[REQUIRED WORK]
Faithfully return all lines, omitting every embedded picture.

[MATERIAL]
--------------------------------------------------
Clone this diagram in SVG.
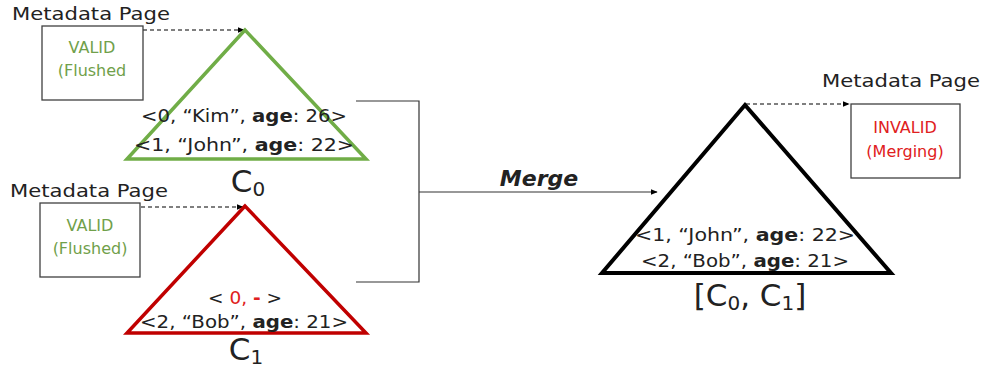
<svg xmlns="http://www.w3.org/2000/svg" width="986" height="372" viewBox="0 0 986 372">
<defs>
<marker id="ah" viewBox="0 0 10 10" refX="9" refY="5" markerWidth="7" markerHeight="7" orient="auto" markerUnits="userSpaceOnUse"><path d="M0,1 L10,5 L0,9 z" fill="#000"/></marker>
<style>
text{font-family:"DejaVu Sans","Liberation Sans",sans-serif;fill:#222}
.meta{font-size:18px}
.box{fill:#fff;stroke:#404040;stroke-width:1.3}
.st{font-size:16px;text-anchor:middle}
.g{fill:#70A04A}
.r{fill:#E02020}
.rec{font-size:18.5px;text-anchor:middle}
.lbl{font-size:31px;text-anchor:middle}
.sub{font-size:20px}
.dash{stroke:#000;stroke-width:1.2;stroke-dasharray:4 3;fill:none}
.conn{stroke:#333;stroke-width:1.2;fill:none}
</style>
</defs>
<g id="connectors">
<path class="dash" d="M143,30 H244" marker-end="url(#ah)"/>
<path class="dash" d="M141,207 H243" marker-end="url(#ah)"/>
<path class="dash" d="M746,104 H849" marker-end="url(#ah)"/>
<path class="conn" d="M356,101 H419 V282 H356"/>
<path class="conn" d="M419,192 H657" marker-end="url(#ah)"/>
<text x="539" y="186" font-size="22" font-weight="bold" font-style="italic" text-anchor="middle" fill="#000">Merge</text>
</g>
<g id="meta0">
<text class="meta" x="12" y="20" textLength="158" lengthAdjust="spacingAndGlyphs">Metadata Page</text>
<rect class="box" x="42" y="26" width="101" height="74"/>
<text class="st g" x="92" y="53">VALID</text>
<text class="st g" x="92" y="76">(Flushed</text>
</g>
<g id="c0">
<polygon points="245,30 127,159 366,159" fill="none" stroke="#70AD47" stroke-width="3.5" stroke-linejoin="miter"/>
<text class="rec" x="244" y="122" textLength="206" lengthAdjust="spacingAndGlyphs">&lt;0, “Kim”, <tspan font-weight="bold">age</tspan>: 26&gt;</text>
<text class="rec" x="244" y="151" textLength="220" lengthAdjust="spacingAndGlyphs">&lt;1, “John”, <tspan font-weight="bold">age</tspan>: 22&gt;</text>
<text class="lbl" x="248" y="192">C<tspan class="sub" dy="4">0</tspan></text>
</g>
<g id="meta1">
<text class="meta" x="10" y="197" textLength="158" lengthAdjust="spacingAndGlyphs">Metadata Page</text>
<rect class="box" x="40" y="203" width="100" height="74"/>
<text class="st g" x="90" y="231">VALID</text>
<text class="st g" x="90" y="254">(Flushed)</text>
</g>
<g id="c1">
<polygon points="245,206 127,333 366,333" fill="none" stroke="#C00000" stroke-width="3.5"/>
<text class="rec" x="245" y="304">&lt; <tspan class="r">0, <tspan font-weight="bold">-</tspan></tspan> &gt;</text>
<text class="rec" x="244" y="328" textLength="208" lengthAdjust="spacingAndGlyphs">&lt;2, “Bob”, <tspan font-weight="bold">age</tspan>: 21&gt;</text>
<text class="lbl" x="246" y="360">C<tspan class="sub" dy="4">1</tspan></text>
</g>
<g id="merged">
<polygon points="745,105 602,273 891,273" fill="none" stroke="#000" stroke-width="4"/>
<text class="rec" x="745" y="241" textLength="220" lengthAdjust="spacingAndGlyphs">&lt;1, “John”, <tspan font-weight="bold">age</tspan>: 22&gt;</text>
<text class="rec" x="745" y="267" textLength="208" lengthAdjust="spacingAndGlyphs">&lt;2, “Bob”, <tspan font-weight="bold">age</tspan>: 21&gt;</text>
<text class="lbl" x="750" y="306" font-size="32">[C<tspan class="sub" dy="4">0</tspan><tspan dy="-4">, C</tspan><tspan class="sub" dy="4">1</tspan><tspan dy="-4">]</tspan></text>
</g>
<g id="meta2">
<text class="meta" x="822" y="87" textLength="158" lengthAdjust="spacingAndGlyphs">Metadata Page</text>
<rect class="box" x="851" y="104" width="109" height="74"/>
<text class="st r" x="905" y="133">INVALID</text>
<text class="st r" x="905" y="157">(Merging)</text>
</g>
</svg>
--------------------------------------------------
[SOLUTION TO THIS EXERCISE]
Clone this diagram in SVG.
<svg xmlns="http://www.w3.org/2000/svg" width="986" height="372" viewBox="0 0 986 372">
<defs>
<marker id="ah" viewBox="0 0 10 10" refX="9" refY="5" markerWidth="7" markerHeight="7" orient="auto" markerUnits="userSpaceOnUse"><path d="M0,1 L10,5 L0,9 z" fill="#000"/></marker>
<style>
text{font-family:"DejaVu Sans","Liberation Sans",sans-serif;fill:#222}
.meta{font-size:18px}
.box{fill:#fff;stroke:#404040;stroke-width:1.3}
.st{font-size:16px;text-anchor:middle}
.g{fill:#70A04A}
.r{fill:#E02020}
.rec{font-size:18.5px;text-anchor:middle}
.lbl{font-size:31px;text-anchor:middle}
.sub{font-size:20px}
.dash{stroke:#000;stroke-width:1.2;stroke-dasharray:4 3;fill:none}
.conn{stroke:#333;stroke-width:1.2;fill:none}
</style>
</defs>
<g id="connectors">
<path class="dash" d="M143,30 H244" marker-end="url(#ah)"/>
<path class="dash" d="M141,207 H243" marker-end="url(#ah)"/>
<path class="dash" d="M746,104 H849" marker-end="url(#ah)"/>
<path class="conn" d="M356,101 H419 V282 H356"/>
<path class="conn" d="M419,192 H657" marker-end="url(#ah)"/>
<text x="539" y="186" font-size="22" font-weight="bold" font-style="italic" text-anchor="middle" fill="#000">Merge</text>
</g>
<g id="meta0">
<text class="meta" x="12" y="20" textLength="158" lengthAdjust="spacingAndGlyphs">Metadata Page</text>
<rect class="box" x="42" y="26" width="101" height="74"/>
<text class="st g" x="92" y="53">VALID</text>
<text class="st g" x="92" y="76">(Flushed</text>
</g>
<g id="c0">
<polygon points="245,30 127,159 366,159" fill="none" stroke="#70AD47" stroke-width="3.5" stroke-linejoin="miter"/>
<text class="rec" x="244" y="122" textLength="206" lengthAdjust="spacingAndGlyphs">&lt;0, “Kim”, <tspan font-weight="bold">age</tspan>: 26&gt;</text>
<text class="rec" x="244" y="151" textLength="220" lengthAdjust="spacingAndGlyphs">&lt;1, “John”, <tspan font-weight="bold">age</tspan>: 22&gt;</text>
<text class="lbl" x="248" y="192">C<tspan class="sub" dy="4">0</tspan></text>
</g>
<g id="meta1">
<text class="meta" x="10" y="197" textLength="158" lengthAdjust="spacingAndGlyphs">Metadata Page</text>
<rect class="box" x="40" y="203" width="100" height="74"/>
<text class="st g" x="90" y="231">VALID</text>
<text class="st g" x="90" y="254">(Flushed)</text>
</g>
<g id="c1">
<polygon points="245,206 127,333 366,333" fill="none" stroke="#C00000" stroke-width="3.5"/>
<text class="rec" x="245" y="304">&lt; <tspan class="r">0, <tspan font-weight="bold">-</tspan></tspan> &gt;</text>
<text class="rec" x="244" y="328" textLength="208" lengthAdjust="spacingAndGlyphs">&lt;2, “Bob”, <tspan font-weight="bold">age</tspan>: 21&gt;</text>
<text class="lbl" x="246" y="360">C<tspan class="sub" dy="4">1</tspan></text>
</g>
<g id="merged">
<polygon points="745,105 602,273 891,273" fill="none" stroke="#000" stroke-width="4"/>
<text class="rec" x="745" y="241" textLength="220" lengthAdjust="spacingAndGlyphs">&lt;1, “John”, <tspan font-weight="bold">age</tspan>: 22&gt;</text>
<text class="rec" x="745" y="267" textLength="208" lengthAdjust="spacingAndGlyphs">&lt;2, “Bob”, <tspan font-weight="bold">age</tspan>: 21&gt;</text>
<text class="lbl" x="750" y="306" font-size="32">[C<tspan class="sub" dy="4">0</tspan><tspan dy="-4">, C</tspan><tspan class="sub" dy="4">1</tspan><tspan dy="-4">]</tspan></text>
</g>
<g id="meta2">
<text class="meta" x="822" y="87" textLength="158" lengthAdjust="spacingAndGlyphs">Metadata Page</text>
<rect class="box" x="851" y="104" width="109" height="74"/>
<text class="st r" x="905" y="133">INVALID</text>
<text class="st r" x="905" y="157">(Merging)</text>
</g>
</svg>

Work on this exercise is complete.